Where the pressure actually lands
Fuel feeds into transport and therefore into nearly every shelf price. Food cost moves the staple basket directly. Public-debt pressure constrains the subsidies and spending that might otherwise soften the blow. Together they compress discretionary spend, the category retailers depend on for margin, and they do it household by household rather than in the aggregate the budget describes.
These are the prices households notice most, because they recur and cannot be deferred. When fuel or food climbs, the margin-rich discretionary lines are the first thing a Botswana family cuts. That makes both categories early warnings of retail demand, readable before footfall tells the story too late – a retailer who watches essential-goods inflation is reading next quarter's trade.
A rebound in the forecast is not yet a rebound in the basket.
Public debt is a slow pressure, not a single event
Public-debt pressure works differently from a price spike.
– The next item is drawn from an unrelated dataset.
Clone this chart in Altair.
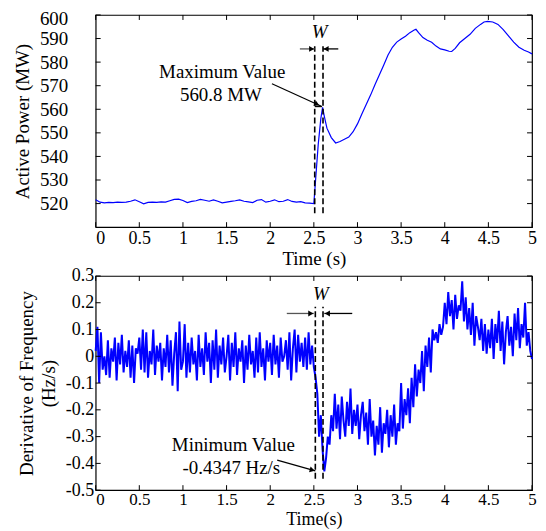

It shapes the room government has to spend, subsidise and employ, and over time that feeds through to wages, transfers and confidence. For retailers it is a structural backdrop rather than a daily number, but it constrains how quickly consumer spending can recover even in a rebound year.
The practical implication is caution about assuming pent-up demand will simply release. In Francistown or Palapye, a household weighing an uncertain fiscal outlook tends to rebuild savings before it rebuilds spending. The recovery the budget projects can be real and still arrive at the till later and more slowly than the headline suggests.
Debt pressure does not spike the price; it quietly caps the recovery.
Resilience is built before the squeeze
Retailers who plan for price risk – tighter ranges, local sourcing where possible, value lines for stretched households – tend to hold volume when discretionary spend tightens. Resilience is less about predicting the shock and more about being structured to absorb it. The retailers who survive lean periods are usually the ones who priced sensibly through the good ones.
Technology helps at the margin. Inventory tools, demand data and digital payments let a Botswana retailer read the squeeze early and respond, rather than discovering it in a quarter of dead stock. The operator who watches essential-goods prices as a signal adjusts range, pack sizes and promotions before the household budget forces the issue.
The resilient retailer reads the household budget, not just the national one.
Trust held under pressure pays later
There is an opportunity inside the caution. Retailers who do not gouge on essentials during a squeeze tend to keep the customer when conditions ease. In a market as relationship-driven as Botswana's, that retained trust is a competitive asset that outlasts any single price cycle.
The discipline is honest pricing in both directions – not overreaching when input costs rise, and passing on relief when they fall. The shopper remembers which shop was fair when money was tight, and rewards it with the loyalty that carries a business through the lean months and into the recovery.
The retailer who is fair under pressure keeps the customer when it lifts.
The Botswana takeaway is to hold both truths at once. The budget's rebound is real and welcome, and the price pressure on households is also real. Retailers who treat the rebound as guaranteed will overstock; those who plan for the squeeze while positioned for recovery – and who hold trust through it – will be the ones still standing when discretionary spend finally returns. The budget's rebound is a starting point for the till, not a guarantee, and the retailers who read essential-goods prices as an early warning will see the recovery arrive before their competitors do.